The Case Method at the Harvard Business School: Papers by Present and Past Members of the Faculty and Staff

By Malcolm P. McNair | Go to book overview

A logical extension of the idea that cases may be of interest to business executives as well as to students envisions the possible use of cases in leadership training programs in industry. In the next paper,* A. Zaleznik looks at some of the problems involved in this kind of educational activity as conducted by conventional methods and speculates on the feasibility of a case approach.


The Possibilities of the Case Method in Supervisory and Executive Development in Industry

A. ZALEZNIK

If the generation of businessmen of the late 19th century could observe today's industrial society, they would undoubtedly marvel at our technical achievement. They would, however, be even more astounded at all the talk, plans, and programs associated with the idea of "improving human relations" in industry. Not the least source of their amazement would be the "back to school" movement. Business management today is much concerned with supervisory and executive development. Executives are leaving their jobs to return to school, and schools are being established within companies for continuing in-plant training of supervisors and executives.

Many varieties of training programs are to be found: in economics, in technical subjects, in company policies, and, of course, in human relations. Although problems exist in these first three types of training programs, the last one mentioned--training in human relations--appears to present the widest range of challenging possibilities and controversial problems.

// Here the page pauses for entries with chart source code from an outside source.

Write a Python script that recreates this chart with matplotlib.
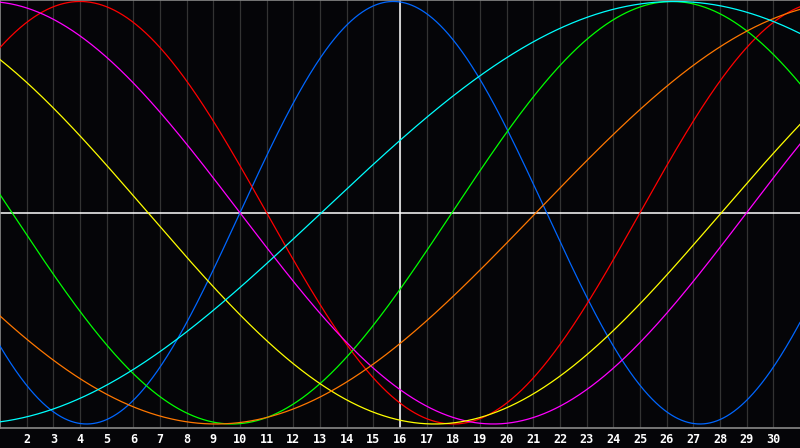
import numpy as np
import matplotlib
matplotlib.use("Agg")
import matplotlib.pyplot as plt

# Biorhythm cycles (period in days, day of peak within the month view)
names = ["Physical", "Emotional", "Intellectual", "Intuitive", "Aesthetic", "Awareness", "Spiritual"]
periods = [23, 28, 33, 38, 43, 48, 53]
peak_days = [15.75, 4.0, 26.2, 0.5, -4.2, 33.1, 26.3]
colors = ["#0066ff", "#ff0000", "#00ff00", "#ff00ff", "#ffff00", "#ff7700", "#00ffff"]

day_ticks = list(range(2, 31))
today = 16
first_day, last_day = 1, 31

W, H = 800, 448
fig = plt.figure(figsize=(W / 100, H / 100), dpi=100, facecolor="#050508")
ax = fig.add_axes([0, 20 / H, 1, 428 / H])
ax.set_facecolor("#050508")

for d in day_ticks:
    ax.axvline(d, color="#333333", lw=0.9, zorder=1)
ax.axvline(today, color="#ffffff", lw=1.1, zorder=2)
ax.axhline(0, color="#ffffff", lw=1.1, zorder=2)

t = np.linspace(first_day, last_day, 3000)
for P, pk, c, n in zip(periods, peak_days, colors, names):
    ax.plot(t, np.cos(2 * np.pi * (t - pk) / P), color=c, lw=0.9, zorder=3, label=n)

ax.set_xlim(first_day, last_day)
ax.set_ylim(-1.019, 1.007)
ax.set_yticks([])
ax.set_xticks(day_ticks)
ax.set_xticklabels([str(d) for d in day_ticks], color="white",
                   fontfamily="DejaVu Sans Mono", fontweight="bold", fontsize=8.5)
ax.tick_params(axis="x", length=0, pad=3.5)

for s in ["left", "top", "bottom"]:
    ax.spines[s].set_color("#888888")
    ax.spines[s].set_linewidth(1.2)
ax.spines["right"].set_visible(False)

fig.savefig("out.png", dpi=100, facecolor=fig.get_facecolor())
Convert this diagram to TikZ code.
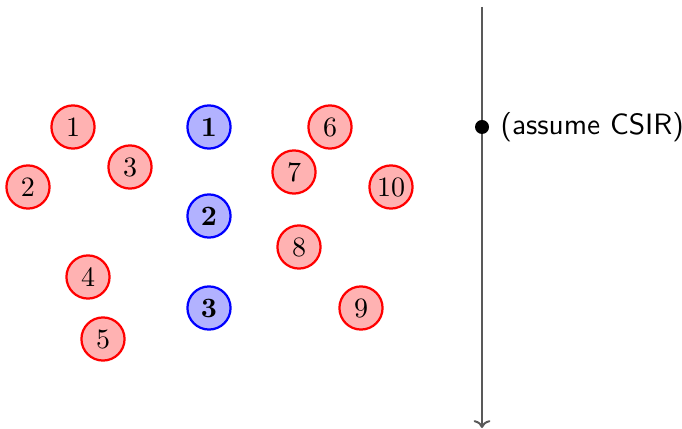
\documentclass[tikz,border=0pt]{standalone}
\usetikzlibrary{arrows.meta}
\tikzset{
  rnode/.style={circle,draw=red,fill=red!30,line width=0.8pt,minimum size=15.4pt,inner sep=0.5pt},
  bnode/.style={circle,draw=blue,fill=blue!30,line width=0.8pt,minimum size=15.4pt,inner sep=0.5pt,font=\bfseries},
  axis/.style={draw=black!65,line width=0.7pt,-{To[length=2.8pt,width=6pt]}},
}
\begin{document}
\begin{tikzpicture}[x=0.3571pt,y=-0.3571pt]
\useasboundingbox (0,0) rectangle (682,429);
\node[rnode] (r1) at (73,127) {1};
\node[rnode] (r2) at (28,187) {2};
\node[rnode] (r3) at (130,167) {3};
\node[rnode] (r4) at (88,277) {4};
\node[rnode] (r5) at (103,339) {5};
\node[bnode] (b1) at (209,127) {1};
\node[bnode] (b2) at (209,216) {2};
\node[bnode] (b3) at (209,308) {3};
\node[rnode] (r6) at (330,127) {6};
\node[rnode] (r7) at (294,172) {7};
\node[rnode] (r8) at (299,247) {8};
\node[rnode] (r9) at (361,308) {9};
\node[rnode] (r10) at (391,187) {10};
\coordinate (top) at (482,7);
\coordinate (bot) at (482,428);
\draw[axis] (top) -- (bot);
\node[circle,fill=black,minimum size=5pt,inner sep=0pt] (dot) at (482,127) {};
\node[anchor=west,font=\sffamily\fontsize{10.5}{12}\selectfont,inner sep=0pt] (lbl) at (500,127) {(assume CSIR)};
\end{tikzpicture}
\end{document}
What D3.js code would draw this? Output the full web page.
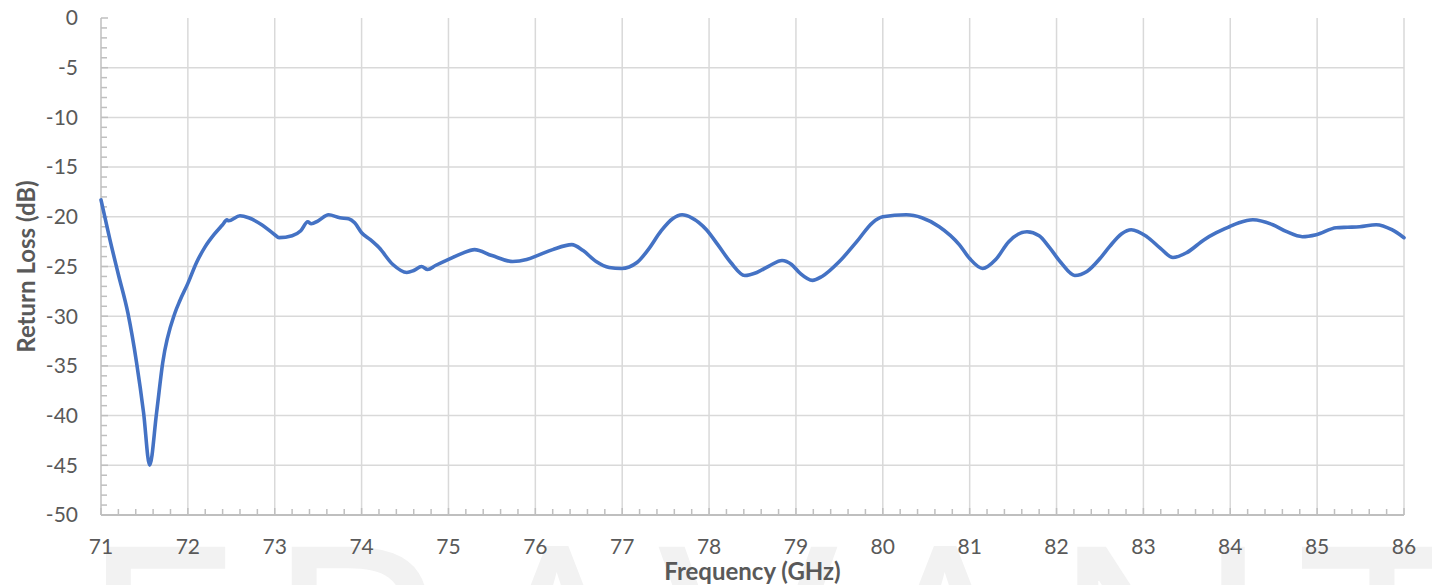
<!DOCTYPE html>
<html>
<head>
<meta charset="utf-8">
<script src="https://cdn.jsdelivr.net/npm/d3@7"></script>
<style>
  html, body { margin: 0; padding: 0; background: #ffffff; }
  svg { display: block; }
</style>
</head>
<body>
<svg id="chart" width="1432" height="585"></svg>
<script>
// ---- data ----
const freqGHz = [
  71.0, 71.1, 71.2, 71.31, 71.41, 71.49, 71.56, 71.64, 71.71, 71.85, 71.91,
  72.0, 72.1, 72.2, 72.3, 72.4, 72.45, 72.47, 72.6, 72.7, 72.85, 73.0, 73.05, 73.2, 73.3,
  73.38, 73.42, 73.5, 73.62, 73.75, 73.85, 73.92, 74.0, 74.1, 74.2, 74.36, 74.52, 74.6,
  74.69, 74.76, 74.85, 75.02, 75.15, 75.3, 75.5, 75.74, 75.9, 76.05, 76.2, 76.42, 76.55,
  76.7, 76.85, 76.99, 77.17, 77.3, 77.45, 77.58, 77.69, 77.8, 77.97, 78.1, 78.25, 78.41,
  78.55, 78.7, 78.84, 78.95, 79.05, 79.19, 79.3, 79.5, 79.7, 79.88, 80.0, 80.27, 80.45,
  80.65, 80.88, 81.0, 81.15, 81.3, 81.45, 81.66, 81.8, 81.92, 82.05, 82.21, 82.35, 82.5,
  82.61, 82.75, 82.86, 83.04, 83.2, 83.34, 83.5, 83.7, 83.84, 83.99, 84.1, 84.26, 84.49,
  84.65, 84.83, 84.99, 85.22, 85.35, 85.49, 85.68, 85.86, 86.0
];
const returnLossDb = [
  -18.3, -22.2, -25.8, -29.7, -34.7, -39.7, -45.0, -39.7, -34.7, -29.7, -28.4,
  -26.7, -24.6, -23.0, -21.8, -20.8, -20.3, -20.4, -19.9, -20.1, -20.8, -21.8, -22.1, -21.9, -21.4,
  -20.5, -20.7, -20.4, -19.8, -20.1, -20.2, -20.6, -21.6, -22.3, -23.1, -24.8, -25.6, -25.4,
  -25.0, -25.3, -24.9, -24.2, -23.7, -23.3, -23.9, -24.5, -24.3, -23.8, -23.3, -22.8, -23.4,
  -24.5, -25.1, -25.2, -24.6, -23.3, -21.4, -20.2, -19.8, -20.1, -21.3, -22.8, -24.6, -25.9,
  -25.6, -24.9, -24.4, -24.8, -25.7, -26.4, -26.0, -24.5, -22.5, -20.6, -20.0, -19.8, -20.1,
  -21.0, -22.8, -24.2, -25.2, -24.3, -22.5, -21.5, -21.9, -23.1, -24.6, -25.9, -25.5, -24.2,
  -23.0, -21.7, -21.3, -22.0, -23.2, -24.1, -23.6, -22.3, -21.6, -21.0, -20.6, -20.3, -20.8,
  -21.5, -22.0, -21.8, -21.1, -21.05, -21.0, -20.8, -21.3, -22.1
];
const xTicks = [71, 72, 73, 74, 75, 76, 77, 78, 79, 80, 81, 82, 83, 84, 85, 86];
const yTicks = [0, -5, -10, -15, -20, -25, -30, -35, -40, -45, -50];
const xTitle = "Frequency (GHz)";
const yTitle = "Return Loss (dB)";
const watermarkLetters = ["E", "R", "A", "V", "A", "N", "T"];

// ---- layout ----
const svg = d3.select("#chart");
const L = 101, R = 1404, T = 18, B = 515;
const x = d3.scaleLinear().domain([71, 86]).range([L, R]);
const y = d3.scaleLinear().domain([-50, 0]).range([B, T]);
const textColor = "#595959";
const font = "Lato, 'Open Sans', sans-serif";

svg.append("rect").attr("width", 1432).attr("height", 585).attr("fill", "#ffffff");

// watermark (decorative, partly below the picture edge as in the reference)
const wmCenters = [160, 355, 557, 748, 945, 1161, 1382];
svg.append("g").selectAll("text").data(watermarkLetters).join("text")
  .attr("x", (d, i) => wmCenters[i])
  .attr("y", 761)
  .attr("text-anchor", "middle")
  .attr("font-family", "'Open Sans', sans-serif")
  .attr("font-weight", 400)
  .attr("font-size", 300)
  .attr("fill", "#f2f2f2")
  .text(d => d);

// gridlines
const grid = svg.append("g");
grid.selectAll("line.h").data(yTicks.filter(v => v !== 0 && v !== -50)).join("line")
  .attr("x1", L).attr("x2", R)
  .attr("y1", d => y(d)).attr("y2", d => y(d))
  .attr("stroke", "#d9d9d9").attr("stroke-width", 1.5);
grid.selectAll("line.v").data(xTicks.filter(v => v !== 71)).join("line")
  .attr("x1", d => x(d)).attr("x2", d => x(d))
  .attr("y1", T).attr("y2", B)
  .attr("stroke", "#d9d9d9").attr("stroke-width", 1.5);

// minor ticks
const yMinor = d3.range(-49, 0, 1).filter(v => v % 5 !== 0);
svg.append("g").selectAll("line").data(yMinor).join("line")
  .attr("x1", L).attr("x2", L + 6)
  .attr("y1", d => y(d)).attr("y2", d => y(d))
  .attr("stroke", "#bfbfbf").attr("stroke-width", 1.5);
svg.append("g").selectAll("line").data(yTicks).join("line")
  .attr("x1", L).attr("x2", L + 7)
  .attr("y1", d => y(d)).attr("y2", d => y(d))
  .attr("stroke", "#bfbfbf").attr("stroke-width", 1.5);
const xMinor = d3.range(0, 75).map(i => 71 + i * 0.2).filter((v, i) => i % 5 !== 0);
svg.append("g").selectAll("line").data(xMinor).join("line")
  .attr("x1", d => x(d)).attr("x2", d => x(d))
  .attr("y1", B).attr("y2", B - 6)
  .attr("stroke", "#bfbfbf").attr("stroke-width", 1.5);
svg.append("g").selectAll("line").data(xTicks).join("line")
  .attr("x1", d => x(d)).attr("x2", d => x(d))
  .attr("y1", B).attr("y2", B - 7)
  .attr("stroke", "#bfbfbf").attr("stroke-width", 1.5);

// axis lines
svg.append("line").attr("x1", L).attr("x2", L).attr("y1", T).attr("y2", B)
  .attr("stroke", "#bfbfbf").attr("stroke-width", 1.5);
svg.append("line").attr("x1", L).attr("x2", R).attr("y1", B).attr("y2", B)
  .attr("stroke", "#bfbfbf").attr("stroke-width", 2);

// tick labels
svg.append("g").selectAll("text").data(yTicks).join("text")
  .attr("x", 78).attr("y", d => y(d))
  .attr("dy", "0.35em")
  .attr("text-anchor", "end")
  .attr("font-family", font).attr("font-size", 21)
  .attr("fill", textColor)
  .text(d => d3.format("d")(d).replace("−", "-"));
svg.append("g").selectAll("text").data(xTicks).join("text")
  .attr("x", d => x(d)).attr("y", 554)
  .attr("text-anchor", "middle")
  .attr("font-family", font).attr("font-size", 21)
  .attr("fill", textColor)
  .text(d => d);

// titles
svg.append("text")
  .attr("x", (L + R) / 2).attr("y", 580)
  .attr("text-anchor", "middle")
  .attr("font-family", font).attr("font-weight", 700).attr("font-size", 24)
  .attr("fill", textColor)
  .text(xTitle);
svg.append("text")
  .attr("transform", `translate(35, ${(T + B) / 2}) rotate(-90)`)
  .attr("text-anchor", "middle")
  .attr("font-family", font).attr("font-weight", 700).attr("font-size", 24)
  .attr("fill", textColor)
  .text(yTitle);

// data line
const pts = freqGHz.map((f, i) => [f, returnLossDb[i]]);
const line = d3.line().x(d => x(d[0])).y(d => y(d[1])).curve(d3.curveMonotoneX);
svg.append("path")
  .datum(pts)
  .attr("d", line)
  .attr("fill", "none")
  .attr("stroke", "#4472C4")
  .attr("stroke-width", 3.6)
  .attr("stroke-linejoin", "round")
  .attr("stroke-linecap", "round");
</script>
</body>
</html>
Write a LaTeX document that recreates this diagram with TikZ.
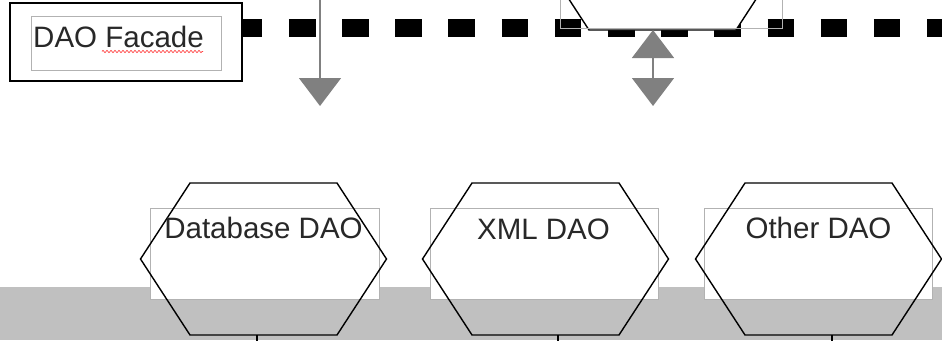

Human relations training programs seem to encompass many topics. They may include courses in psychology which deal with the definition of terms and the identification of so-called characteristics of individual behavior. Other courses teach "principles of supervision" and attempt to tell supervisors how to behave in certain situations. For instance, in connection with disciplinary problems, the supervisor is told never to reprimand a subordinate in public: "Always call the subordinate into your office and issue the reprimand privately." Still other courses are based on the "pep talk." The intention here is to stimulate the trainees to go back and do a "real" job for the company. Executives and supervisors are lectured to, they are conferred with, and they engage in case discussions and role playing.

____________________
*
The material is adapted from A. Zaleznik, Foreman Training in a Growing Enterprise ( Boston: Harvard Graduate School of Business Administration, Division of Research, 1951).